Best-buy fund lists offered by platforms are more likely to recommend affiliated funds and those which share a higher proportion of their revenues with them, a paper published by the Financial Conduct Authority stated.

Research published by the City watchdog found that, all things being equal, affiliated funds are less likely to be deleted from a recommendation list than a non-affiliated fund.

The regulator found that the long-term percentage of recommended affiliated funds in best buy lists is on average 3.8 times larger than the percentage of recommended non-affiliated funds.

It also found that funds with revenue share agreements which were 25 basis points greater increased their chances of being in a best-buy list from 3.87 per cent to 5.18 per cent.

The report said: “It is conceivable that platforms favour affiliated and high revenue-sharing funds in their recommendations because of some characteristic which is unobservable to the econometrician.

“As a further test for this, we investigate whether funds affiliated with a platform and those sharing high levels of revenues with platforms are also favoured in recommendations by analysts producing the Morningstar Analyst Rating who, like platforms, are making forward-looking recommendations (but do not face the same conflicting incentives as platforms), and we find that they are not.”

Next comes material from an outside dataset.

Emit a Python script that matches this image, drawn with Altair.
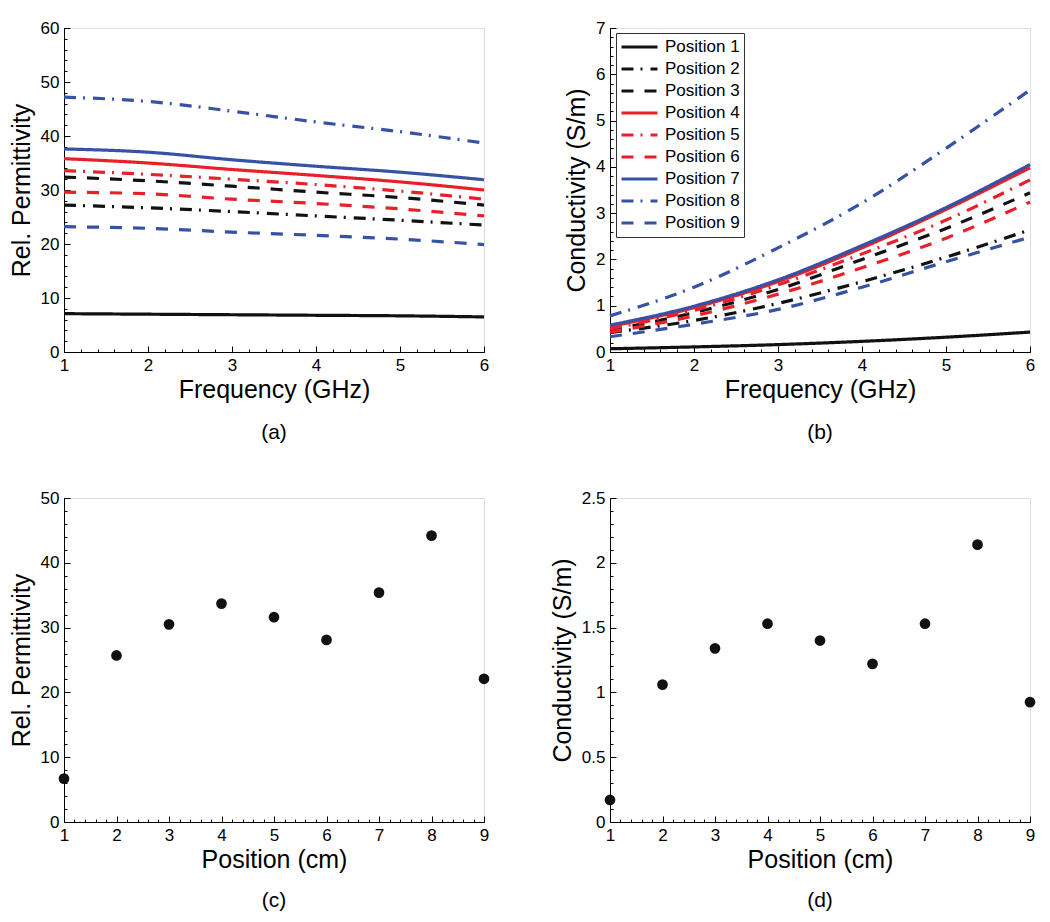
import altair as alt
import pandas as pd

FONT = "Liberation Sans"

# ---------------- data ----------------
freq = [1, 2, 3, 4, 5, 6]
positions = [f"Position {i}" for i in range(1, 10)]

perm_p1 = [7.1, 7.0, 6.9, 6.8, 6.7, 6.5]
perm_p2 = [27.2, 26.7, 26.0, 25.2, 24.4, 23.5]
perm_p3 = [32.4, 31.7, 30.7, 29.6, 28.6, 27.2]
perm_p4 = [35.8, 35.0, 33.8, 32.7, 31.5, 30.0]
perm_p5 = [33.6, 32.9, 32.0, 31.0, 29.8, 28.3]
perm_p6 = [29.6, 29.3, 28.3, 27.5, 26.5, 25.2]
perm_p7 = [37.6, 37.0, 35.6, 34.4, 33.3, 31.9]
perm_p8 = [47.2, 46.4, 44.6, 42.6, 40.8, 38.7]
perm_p9 = [23.2, 22.9, 22.2, 21.6, 20.9, 19.9]

cond_p1 = [0.07, 0.11, 0.16, 0.23, 0.32, 0.43]
cond_p2 = [0.42, 0.68, 1.05, 1.52, 2.05, 2.64]
cond_p3 = [0.47, 0.85, 1.35, 2.00, 2.67, 3.44]
cond_p4 = [0.55, 0.96, 1.52, 2.25, 3.08, 3.98]
cond_p5 = [0.50, 0.90, 1.45, 2.12, 2.85, 3.72]
cond_p6 = [0.43, 0.78, 1.25, 1.82, 2.46, 3.24]
cond_p7 = [0.58, 0.99, 1.56, 2.30, 3.12, 4.05]
cond_p8 = [0.78, 1.40, 2.25, 3.22, 4.40, 5.66]
cond_p9 = [0.33, 0.60, 0.92, 1.40, 1.95, 2.48]

scatter_pos = [1, 2, 3, 4, 5, 6, 7, 8, 9]
scatter_perm = [6.7, 25.7, 30.5, 33.7, 31.6, 28.1, 35.4, 44.2, 22.1]
scatter_cond = [0.17, 1.06, 1.34, 1.53, 1.40, 1.22, 1.53, 2.14, 0.925]

perm_series = [perm_p1, perm_p2, perm_p3, perm_p4, perm_p5, perm_p6, perm_p7, perm_p8, perm_p9]
cond_series = [cond_p1, cond_p2, cond_p3, cond_p4, cond_p5, cond_p6, cond_p7, cond_p8, cond_p9]

BLACK, RED, BLUE = "#111111", "#E8202A", "#3552A5"
line_colors = [BLACK, BLACK, BLACK, RED, RED, RED, BLUE, BLUE, BLUE]
SOLID, DASHDOT, DASHED = [1, 0], [12, 7, 2, 8], [12, 11]
line_dashes = [SOLID, DASHDOT, DASHED] * 3


def long_df(series):
    rows = []
    for name, vals in zip(positions, series):
        for f, v in zip(freq, vals):
            rows.append({"freq": f, "value": v, "position": name})
    return pd.DataFrame(rows)


df_a = long_df(perm_series)
df_b = long_df(cond_series)
df_c = pd.DataFrame({"pos": scatter_pos, "value": scatter_perm})
df_d = pd.DataFrame({"pos": scatter_pos, "value": scatter_cond})

W, H = 420, 324


def frange(a, b, step):
    n = int(round((b - a) / step))
    return [round(a + i * step, 6) for i in range(n + 1)]


def label_axis(orient, values, title, tpad):
    return alt.Axis(
        orient=orient, values=values, tickSize=0, labelPadding=5,
        labelFontSize=17, labelFont=FONT, labelColor="black",
        labelFlush=False, labelOverlap=False, format=".1~f",
        title=title, titleFont=FONT, titleFontSize=25, titleFontWeight="normal",
        titleColor="black", titlePadding=tpad,
        domainColor="black", domainWidth=1, grid=False,
    )


def tick_axis(orient, values, size):
    # negative tick size (via expression) -> ticks point into the plot
    return alt.Axis(
        orient=orient, values=values, labels=False, domain=False,
        title=None, grid=False, minExtent=0, tickColor="black", tickWidth=1,
        tickSize={"expr": str(-size)},
    )


def panel(main_mark, data, xf, yf, xdom, ydom, xmaj, xstep_min,
          ymaj, ystep_min, xtitle, ytitle, caption, cap_offset, extra=None):
    xs = alt.Scale(domain=xdom, nice=False, zero=False)
    ys = alt.Scale(domain=ydom, nice=False, zero=False)
    enc = dict(
        x=alt.X(xf, scale=xs, axis=label_axis("bottom", xmaj, xtitle, 4)),
        y=alt.Y(yf, scale=ys, axis=label_axis("left", ymaj, ytitle, 6)),
    )
    if extra:
        enc.update(extra)
    main = main_mark.encode(**enc)
    major = alt.Chart(data).mark_point(opacity=0).encode(
        x=alt.X(xf, scale=xs, axis=tick_axis("bottom", xmaj, 6)),
        y=alt.Y(yf, scale=ys, axis=tick_axis("left", ymaj, 6)),
    )
    minor = alt.Chart(data).mark_point(opacity=0).encode(
        x=alt.X(xf, scale=xs, axis=tick_axis("bottom", frange(xdom[0], xdom[1], xstep_min), 3)),
        y=alt.Y(yf, scale=ys, axis=tick_axis("left", frange(ydom[0], ydom[1], ystep_min), 3)),
    )
    return (
        alt.layer(main, major, minor)
        .resolve_axis(x="independent", y="independent")
        .properties(
            width=W, height=H,
            title=alt.TitleParams(caption, orient="bottom", anchor="middle", font=FONT,
                                  fontSize=21, fontWeight="normal", color="black",
                                  offset=cap_offset),
        )
    )


color_scale = alt.Scale(domain=positions, range=line_colors)
dash_scale = alt.Scale(domain=positions, range=line_dashes)

legend_b = alt.Legend(
    title=None, orient="none", legendX=6, legendY=5, symbolType="stroke",
    symbolSize=1296, symbolStrokeWidth=3, clipHeight=20, rowPadding=2,
    labelFontSize=17, labelFont=FONT, labelColor="black", labelOffset=6,
    strokeColor="#333333", fillColor="white", padding=4,
)

chart_a = panel(
    alt.Chart(df_a).mark_line(strokeWidth=3.2, interpolate="monotone"), df_a,
    "freq:Q", "value:Q", [1, 6], [0, 60], freq, 0.2, frange(0, 60, 10), 2,
    "Frequency (GHz)", "Rel. Permittivity", "(a)", 20,
    extra=dict(
        color=alt.Color("position:N", scale=color_scale, legend=None),
        strokeDash=alt.StrokeDash("position:N", scale=dash_scale, legend=None),
    ),
)

chart_b = panel(
    alt.Chart(df_b).mark_line(strokeWidth=3.2, interpolate="monotone"), df_b,
    "freq:Q", "value:Q", [1, 6], [0, 7], freq, 0.2, frange(0, 7, 1), 0.2,
    "Frequency (GHz)", "Conductivity (S/m)", "(b)", 20,
    extra=dict(
        color=alt.Color("position:N", scale=color_scale, legend=legend_b),
        strokeDash=alt.StrokeDash("position:N", scale=dash_scale, legend=legend_b),
    ),
)

chart_c = panel(
    alt.Chart(df_c).mark_circle(size=115, color="#111111", opacity=1), df_c,
    "pos:Q", "value:Q", [1, 9], [0, 50], scatter_pos, 0.2, frange(0, 50, 10), 2,
    "Position (cm)", "Rel. Permittivity", "(c)", 18,
)

chart_d = panel(
    alt.Chart(df_d).mark_circle(size=115, color="#111111", opacity=1), df_d,
    "pos:Q", "value:Q", [1, 9], [0, 2.5], scatter_pos, 0.2, frange(0, 2.5, 0.5), 0.1,
    "Position (cm)", "Conductivity (S/m)", "(d)", 18,
)

chart = (
    alt.concat(chart_a, chart_b, chart_c, chart_d, columns=2,
               spacing={"row": 146, "column": 126}, bounds="flush")
    .resolve_scale(color="independent", strokeDash="independent")
    .resolve_legend(color="independent", strokeDash="independent")
    .properties(padding={"left": 0, "top": 10, "right": 4, "bottom": 0})
    .configure_view(stroke="transparent", strokeWidth=0)
    .configure(font=FONT)
)

chart.save("out.html", embed_options={"renderer": "svg", "actions": False})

Despite the research being published by the FCA, and being carried out by a team including an individual from the FCA, the regulator has said it does not necessarily represent its position.

The FCA said it was research which it may use to inform its views.

Despite its findings on affiliated funds and revenue sharing, the research did find that, on average, recommended funds do demonstrate “significantly better” past performance than non-recommended funds.

Recommended funds tend to have a lower expense ratio, making them less costly to investors in fee terms.

Being included in a best-buy list also has a “substantial impact” on flows, with funds seeing an average inflow of £5.9m for every year included in a best-buy list.

But flows are less responsive to the recommendation of a fund affiliated with a platform, which the researchers suggest may be because investors discount, to some extent, a platform’s own-brand recommendations.

Dan Farrow, director of SBN Wealth Management, said: "Best-buy fund lists are targetted at the retail market, not the adviser market and if they are in any way biased through remuneration then they should be fined.

"If they are suggesting people buy funds based on kick-backs it is unethical at based and I think the FCA should be all over them."